In March, the Swedish Financial Supervisory Authority (FSA) handed out a record fine of 4 billion crowns to Swedbank for anti-money laundering (AML) compliance program failures. It seems that the banking giant will not be the only one suffering for these failures. Earlier this month, Latvia’s Prosecution Office pressed charges against 11 people, including former Swedbank’s employees. The employees that have been accused are suspected of ignoring AML procedures, which allowed suspicious transactions to take place.
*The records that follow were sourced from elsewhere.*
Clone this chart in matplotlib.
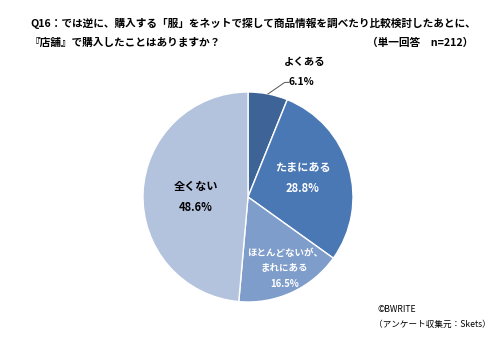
import numpy as np
import matplotlib.pyplot as plt

plt.rcParams['font.family'] = ['Noto Sans CJK JP', 'DejaVu Sans']

categories = ['よくある', 'たまにある', 'ほとんどないが、\nまれにある', '全くない']
values = [6.1, 28.8, 16.5, 48.6]
colors = ['#3D6397', '#4A78B5', '#7F9DCB', '#B3C2DD']
text_colors = ['black', 'white', 'white', 'black']

W, H = 500, 341
fig = plt.figure(figsize=(W / 100, H / 100), dpi=100)
fig.patch.set_facecolor('white')

cx, cy, r = 248, 197, 105
ax = fig.add_axes([(cx - r) / W, (H - cy - r) / H, 2 * r / W, 2 * r / H])
wedges, _ = ax.pie(values, colors=colors, startangle=90, counterclock=False,
                   radius=1, wedgeprops=dict(edgecolor='white', linewidth=1))
ax.set_xlim(-1, 1)
ax.set_ylim(-1, 1)
ax.set_aspect('equal')
ax.axis('off')

# label centres inside slices (data units of the pie)
label_xy = [None, (0.52, 0.18), (0.35, -0.68), (-0.50, 0.0)]
label_ls = [None, 1.8, 1.7, 1.8]
label_fs = [7.5, 8, 6.8, 8]

for i, (cat, v) in enumerate(zip(categories, values)):
    if i == 0:
        w = wedges[0]
        a = np.deg2rad((w.theta1 + w.theta2) / 2)
        ex, ey = np.cos(a), np.sin(a)
        ax.plot([ex, ex + 0.16, ex + 0.2], [ey, ey + 0.11, ey + 0.11],
                color='#555555', lw=0.7, clip_on=False)
        ax.text(ex + 0.2, ey + 0.11, f'{v}%', ha='left', va='center', fontsize=label_fs[0],
                fontweight='bold', color='black')
        ax.text(ex + 0.35, ey + 0.3, cat, ha='center', va='center', fontsize=label_fs[0],
                fontweight='bold', color='black')
        continue
    x, y = label_xy[i]
    ax.text(x, y, f'{cat}\n{v}%', ha='center', va='center', fontsize=label_fs[i],
            fontweight='bold', color=text_colors[i], linespacing=label_ls[i])

fig.text(30 / W, 1 - 23 / H,
         'Q16：では逆に、購入する「服」をネットで探して商品情報を調べたり比較検討したあとに、',
         fontsize=7.7, fontweight='bold', va='center', ha='left')
fig.text(30 / W, 1 - 43 / H, '『店舗』で購入したことはありますか？',
         fontsize=7.7, fontweight='bold', va='center', ha='left')
fig.text(473 / W, 1 - 43 / H, '（単一回答　n=212）',
         fontsize=7.7, fontweight='bold', va='center', ha='right')
fig.text(378 / W, 1 - 309 / H, '©BWRITE', fontsize=6.2, va='center', ha='left')
fig.text(374 / W, 1 - 324 / H, '（アンケート収集元：Skets）', fontsize=6.2,
         va='center', ha='left')

fig.savefig('out.png', dpi=100)
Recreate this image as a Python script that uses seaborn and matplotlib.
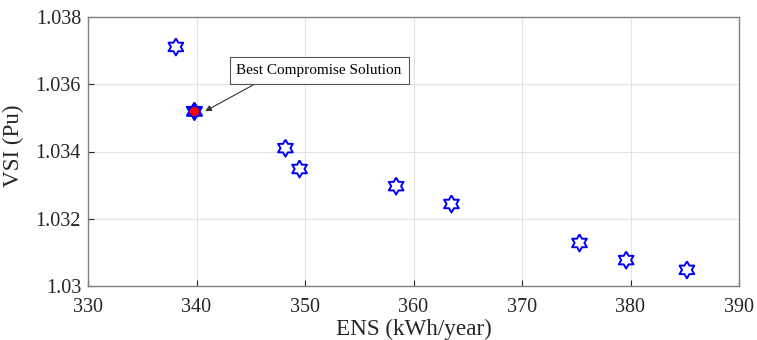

Know-your-customer regulations require that an institution knows and records the identities of customers performing transactions. Swedbank claims that the actions of the charged employees allowed “individual customers to make large-scale cash currency exchanges without recording their identities in banking systems and without obtaining information on the origin of the funds used in the transaction.”
Swedbank self reported to financial authorities when it was discovered that there were failures in their AML procedures. Unfortunately, the damage had already been done. Last year, an investigation revealed that a Russian oligarch used offshore companies with accounts in the Estonian branch of Swedbank to launder millions of stolen dollars.
Swedbank reports that the employees had already been fired and that it intends to fully commit to an intensive AML program that will prevent issues like this from arising again. The bank faces multiple fines in several different countries, but continues to fully cooperate with authorities. It is suspected that this story will continue as investigators reveal more information.